Stocks ended mixed on Thursday as the positive sentiment towards a near-term coronavirus stimulus package began to fizzle out and weekly unemployment claims unexpectedly increased. Both the Dow and the S&P 500 slumped as traders rotated back into the tech heavy Nasdaq as some coronavirus uncertainty began to somewhat outweigh the ongoing vaccine rally.

The Labor Department's weekly jobless claims for the week ended December 5 jumped to 853,000, well above the predicted 725,000 consensus economists forecasted. Continuing unemployment claims also increased, totalling 5.757 million, up from 5.527 million the week previous.

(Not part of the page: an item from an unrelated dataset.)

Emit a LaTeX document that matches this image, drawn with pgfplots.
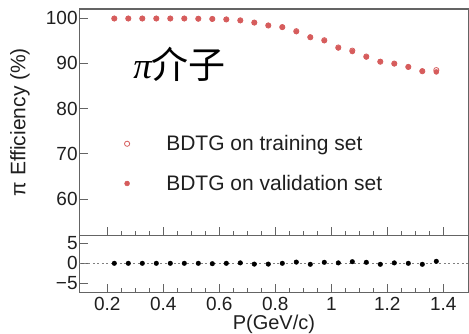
\documentclass[border=0pt]{standalone}
\usepackage{pgfplots}
\pgfplotsset{compat=1.18}
\usepackage{fontspec}
\setmainfont{Liberation Sans}
\newfontfamily\cjk{Noto Sans CJK SC}
\newfontfamily\tnr{Liberation Serif}
\definecolor{ptred}{RGB}{214,92,92}
\definecolor{axgray}{RGB}{100,100,100}

\pgfplotstableread{
x val train res
0.225 99.9 99.9 0.0
0.275 99.9 99.9 0.0
0.325 99.9 99.9 0.0
0.375 99.9 99.9 0.0
0.425 99.9 99.9 0.0
0.475 99.9 99.9 0.0
0.525 99.85 99.85 0.0
0.575 99.8 99.8 -0.1
0.625 99.7 99.7 0.0
0.675 99.45 99.5 0.1
0.725 99.0 99.0 -0.2
0.775 98.4 98.35 -0.2
0.825 98.0 98.0 0.0
0.875 97.0 97.1 0.3
0.925 95.8 95.75 -0.25
0.975 95.0 95.1 0.25
1.025 93.4 93.5 0.1
1.075 92.6 92.8 0.4
1.125 91.4 91.5 0.25
1.175 90.4 90.35 -0.25
1.225 89.9 89.95 0.1
1.275 89.2 89.2 0.0
1.325 88.3 88.25 -0.25
1.375 88.1 88.5 0.5
}\effdata

\begin{document}
\begin{tikzpicture}
\pgfplotsset{
  every axis/.append style={
    scale only axis, width=389.2pt,
    xmin=0.1, xmax=1.49,
    axis line style={axgray, line width=1.2pt},
    every tick/.style={axgray, line width=1pt},
    tick align=inside,
    major tick length=8.5pt, minor tick length=4.5pt,
    xtick={0.2,0.4,0.6,0.8,1,1.2,1.4}, minor x tick num=3,
    ytick pos=left, xtick pos=bottom,
    ticklabel style={font=\fontsize{19}{19}\selectfont, text=black!88},
    yticklabel style={inner sep=1.5pt},
    /pgf/number format/assume math mode=true,
  },
}
\begin{axis}[
  name=up,
  height=226.3pt,
  ymin=52, ymax=102,
  ytick={60,70,80,90,100},
  xticklabels={},
  ylabel={π Efficiency (\%)},
  ylabel style={at={(axis description cs:-0.1524,0.5)}, anchor=center, font=\fontsize{21}{21}\selectfont, text=black!88},
  legend image code/.code={\path (0pt,0pt) (60pt,0pt); \draw[mark repeat=2,mark phase=2,#1] plot coordinates {(0pt,0pt) (23pt,0pt) (46pt,0pt)};},
  legend style={draw=none, fill=none, font=\fontsize{21}{21}\selectfont, text=black!88,
    at={(0.055,0.46)}, anchor=north west, row sep=19pt},
  legend cell align=left,
]
\addplot[only marks, mark=o, mark size=2.6pt, color=ptred, mark options={line width=0.8pt}] table[x=x, y=train] {\effdata};
\addlegendentry{BDTG on training set}
\addplot[only marks, mark=*, mark size=2.5pt, color=ptred, mark options={draw=ptred, fill=ptred}] table[x=x, y=val] {\effdata};
\addlegendentry{BDTG on validation set}
\node[anchor=base west, inner sep=0] at (axis cs:0.292,86.6) {\fontsize{37}{37}\selectfont{\tnr\itshape π}{\cjk 介子}};
\end{axis}
\begin{axis}[
  name=low,
  at={(up.south west)}, anchor=north west,
  height=57pt,
  ymin=-7.25, ymax=7,
  ytick={-5,0,5}, yticklabels={−5,0,5},
  xticklabel style={anchor=center, yshift=-11.5pt},
  xlabel={P(GeV/c)},
  xlabel style={at={(axis description cs:0.5,0)}, anchor=center, yshift=-32pt, font=\fontsize{20}{20}\selectfont, text=black!88},
]
\addplot[gray, line width=0.8pt, dash pattern=on 2pt off 2.5pt] coordinates {(0.1,0) (1.49,0)};
\addplot[only marks, mark=*, mark size=2.3pt, black] table[x=x, y=res] {\effdata};
\end{axis}
\pgfresetboundingbox
\path[use as bounding box] ([xshift=-79.3pt,yshift=9pt]up.north west) rectangle ([xshift=0.5pt,yshift=-41.7pt]low.south east);
\end{tikzpicture}
\end{document}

Here's how the market settled on Thursday:

S&P 500 Index (SPY  ): -0.13% or -4.73 points to 3,668.09

Dow Jones Industrial Average (DIA  ): -0.23% or -69.55 points to 29,999.26

Nasdaq Composite Index (QQQ  ): +0.54% or +66.86 points to 12,405.81

For Stocks, Airbnb (ABNB  ) debuted on Thursday, opening shares at $146 each for a valuation of more than $100 billion on a fully diluted basis. The home rental giant had priced its initial public offering at $68 per share Wednesday evening, raising $3.5 billion in the offering, making the stock one of the largest to price in 2020. Starbucks (SBUX  ) shares popped on Thursday after the company reaffirmed previous guidance for a "significant" rebound in 2021 during the coffee chain's Investor Day on Wednesday. In addition, the company is forecasting growth of at least 20% in fiscal 2022.

For Sector Performance, sectors mostly ended in negative territory at the end of the session. The only gainers were Energy (XLE  ), increasing nearly 3%, and Financials (XLF  ) and Information Technology (XLK  ). Industrials (XLI  ) fell the most, decreasing almost 1%, while Materials (XLB  ) and Utilities (XLU  ) rounded out the bottom three.

For Commodities and Currency, the U.S. Dollar (UUP  ) declined on Thursday as sentiment surrounding near-term Congressional fiscal stimulus began to sour. The dollar index, which tracks the greenback against other global currencies, slipped 0.2% lower. Gold (GLD  ) prices also decreased as vaccine optimism outweighed weak jobs data and prolonged stimulus talks. Spot gold dropped 0.4% to $1,832.20 per ounce, while gold futures settled 0.1% lower at $1,837.40 per ounce. Crude oil futures settled above $50 per barrel for the first time since early March on Thursday as the persistent vaccine rally bolstered demand recovery hopes over fears. International benchmark Brent Crude (BNO  ) surged 2.84% to settle at $50.25 per barrel, rising for a third straight day, while West Texas Intermediate (USO  ) rose 2.8% higher to $46.78 per barrel.

For Friday, market participants will focus on any progress towards additional fiscal stimulus as well as the preliminary reading for December's consumer sentiment index.